+++ Given information

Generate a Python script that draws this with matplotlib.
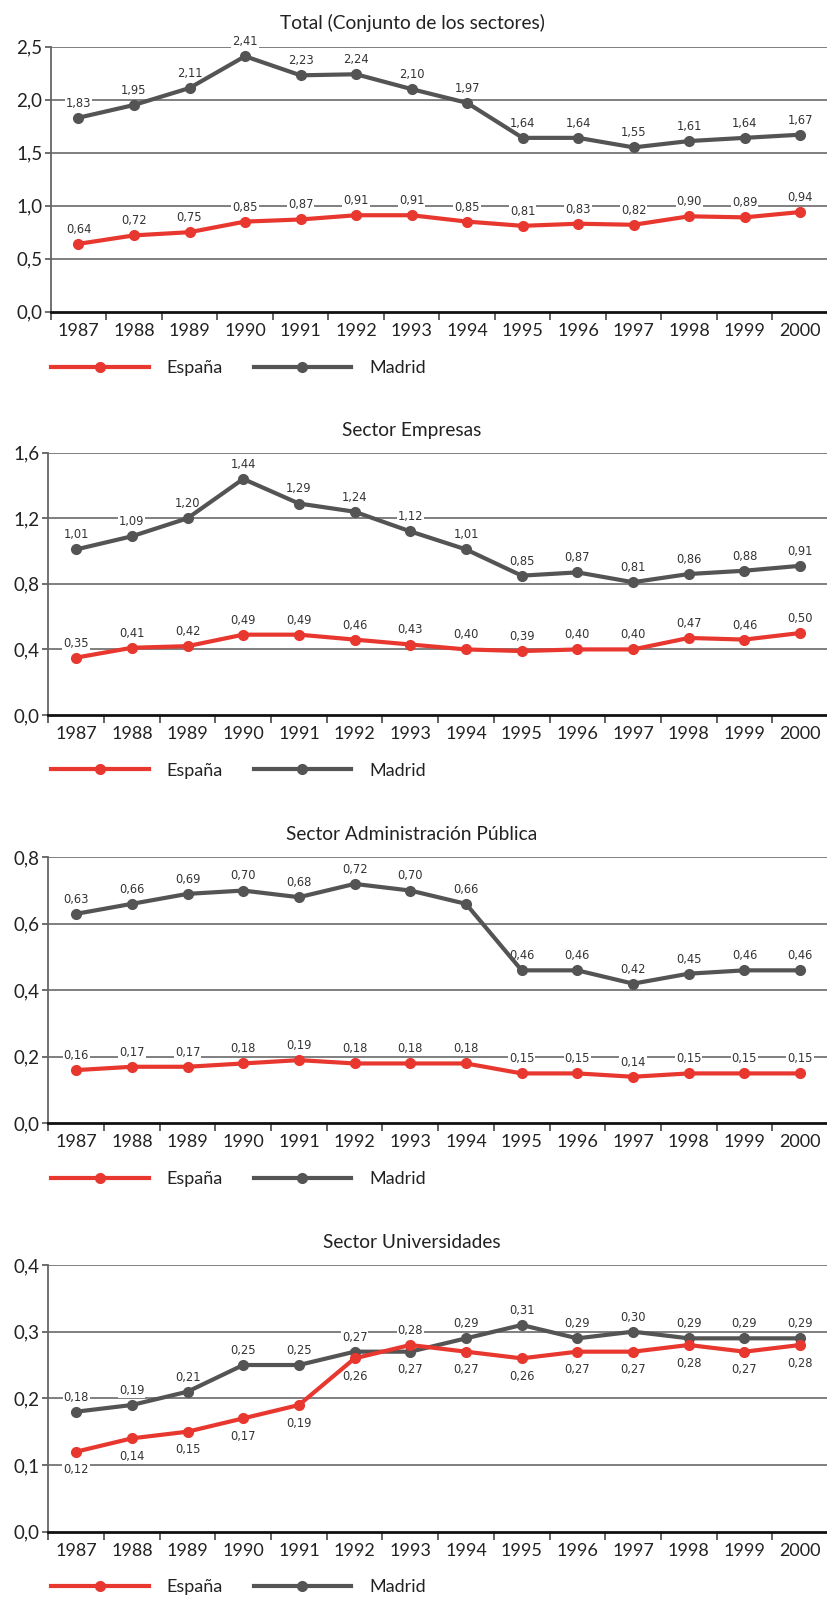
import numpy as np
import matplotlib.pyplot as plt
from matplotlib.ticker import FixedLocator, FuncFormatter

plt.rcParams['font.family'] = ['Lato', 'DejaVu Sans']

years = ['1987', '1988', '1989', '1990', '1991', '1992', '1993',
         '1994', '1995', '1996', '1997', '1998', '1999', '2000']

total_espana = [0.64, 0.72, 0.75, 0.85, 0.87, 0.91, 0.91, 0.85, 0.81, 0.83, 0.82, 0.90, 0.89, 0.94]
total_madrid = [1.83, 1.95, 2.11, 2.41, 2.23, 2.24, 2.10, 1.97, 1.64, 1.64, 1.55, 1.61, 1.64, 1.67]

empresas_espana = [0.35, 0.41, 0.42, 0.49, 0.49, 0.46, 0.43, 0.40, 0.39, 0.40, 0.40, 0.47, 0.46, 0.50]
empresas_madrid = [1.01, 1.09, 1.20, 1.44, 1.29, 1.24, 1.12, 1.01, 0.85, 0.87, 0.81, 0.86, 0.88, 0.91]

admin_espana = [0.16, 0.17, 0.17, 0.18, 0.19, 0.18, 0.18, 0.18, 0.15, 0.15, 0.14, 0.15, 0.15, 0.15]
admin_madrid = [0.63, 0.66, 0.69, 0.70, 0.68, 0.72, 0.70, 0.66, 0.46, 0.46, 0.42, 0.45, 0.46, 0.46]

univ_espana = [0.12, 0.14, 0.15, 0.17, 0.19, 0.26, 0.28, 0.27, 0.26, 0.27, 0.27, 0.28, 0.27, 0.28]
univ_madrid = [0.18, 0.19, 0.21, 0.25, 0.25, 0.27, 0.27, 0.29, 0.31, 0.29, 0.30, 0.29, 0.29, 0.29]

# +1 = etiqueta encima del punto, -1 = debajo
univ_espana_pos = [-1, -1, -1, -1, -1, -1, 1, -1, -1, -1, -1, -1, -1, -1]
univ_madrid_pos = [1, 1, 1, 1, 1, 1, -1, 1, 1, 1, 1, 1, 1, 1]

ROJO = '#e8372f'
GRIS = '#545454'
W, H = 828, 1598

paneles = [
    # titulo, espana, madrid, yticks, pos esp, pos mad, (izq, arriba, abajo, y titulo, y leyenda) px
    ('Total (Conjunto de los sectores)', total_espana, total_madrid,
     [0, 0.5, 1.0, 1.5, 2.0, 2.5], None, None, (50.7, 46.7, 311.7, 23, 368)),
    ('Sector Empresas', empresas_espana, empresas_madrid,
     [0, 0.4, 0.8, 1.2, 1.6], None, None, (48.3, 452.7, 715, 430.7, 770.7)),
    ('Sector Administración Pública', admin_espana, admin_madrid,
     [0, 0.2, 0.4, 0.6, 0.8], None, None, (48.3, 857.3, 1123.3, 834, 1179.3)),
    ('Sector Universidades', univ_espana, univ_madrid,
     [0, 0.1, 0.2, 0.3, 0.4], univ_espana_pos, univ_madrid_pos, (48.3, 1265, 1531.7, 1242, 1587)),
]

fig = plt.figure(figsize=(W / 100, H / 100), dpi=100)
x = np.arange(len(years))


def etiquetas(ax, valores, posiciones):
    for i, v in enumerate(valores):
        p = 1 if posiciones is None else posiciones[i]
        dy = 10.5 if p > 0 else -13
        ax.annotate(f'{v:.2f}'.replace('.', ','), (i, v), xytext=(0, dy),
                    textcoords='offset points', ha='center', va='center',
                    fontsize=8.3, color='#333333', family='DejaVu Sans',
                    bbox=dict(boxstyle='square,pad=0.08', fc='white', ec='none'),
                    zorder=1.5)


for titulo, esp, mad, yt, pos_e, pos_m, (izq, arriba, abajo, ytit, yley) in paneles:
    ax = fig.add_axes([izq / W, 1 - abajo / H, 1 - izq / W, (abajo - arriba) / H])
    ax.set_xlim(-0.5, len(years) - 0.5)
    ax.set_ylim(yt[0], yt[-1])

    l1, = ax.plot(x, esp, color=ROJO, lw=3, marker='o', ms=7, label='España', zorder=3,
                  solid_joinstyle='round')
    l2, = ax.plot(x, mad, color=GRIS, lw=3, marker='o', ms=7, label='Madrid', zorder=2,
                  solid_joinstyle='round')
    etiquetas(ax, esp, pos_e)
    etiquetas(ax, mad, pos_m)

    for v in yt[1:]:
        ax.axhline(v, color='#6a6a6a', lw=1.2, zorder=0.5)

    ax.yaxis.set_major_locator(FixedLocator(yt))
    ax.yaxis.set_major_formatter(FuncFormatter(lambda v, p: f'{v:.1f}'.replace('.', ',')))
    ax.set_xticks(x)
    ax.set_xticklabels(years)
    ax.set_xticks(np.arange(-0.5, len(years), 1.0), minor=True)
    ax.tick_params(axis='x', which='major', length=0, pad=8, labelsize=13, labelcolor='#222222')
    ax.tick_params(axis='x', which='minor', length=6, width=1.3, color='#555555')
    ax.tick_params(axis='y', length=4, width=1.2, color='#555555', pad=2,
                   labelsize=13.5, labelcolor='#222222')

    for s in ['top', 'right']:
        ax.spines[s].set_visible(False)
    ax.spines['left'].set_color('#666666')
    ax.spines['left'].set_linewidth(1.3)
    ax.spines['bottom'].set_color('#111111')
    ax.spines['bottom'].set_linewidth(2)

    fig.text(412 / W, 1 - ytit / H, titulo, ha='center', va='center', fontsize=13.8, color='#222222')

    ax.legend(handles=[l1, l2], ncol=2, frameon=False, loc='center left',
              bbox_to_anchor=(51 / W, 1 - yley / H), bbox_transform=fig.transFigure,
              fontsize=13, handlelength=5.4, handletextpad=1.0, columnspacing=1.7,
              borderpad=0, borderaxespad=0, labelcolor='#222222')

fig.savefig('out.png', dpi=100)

++++++

Short exercise: Repeat the listing above up to and including the line with "plt.rcParams['font.family'] = ['Lato', 'DejaVu", starting from its first line. Drop any pictures.

Response to this task:
Generate a Python script that draws this with matplotlib.
import numpy as np
import matplotlib.pyplot as plt
from matplotlib.ticker import FixedLocator, FuncFormatter

plt.rcParams['font.family'] = ['Lato', 'DejaVu Sans']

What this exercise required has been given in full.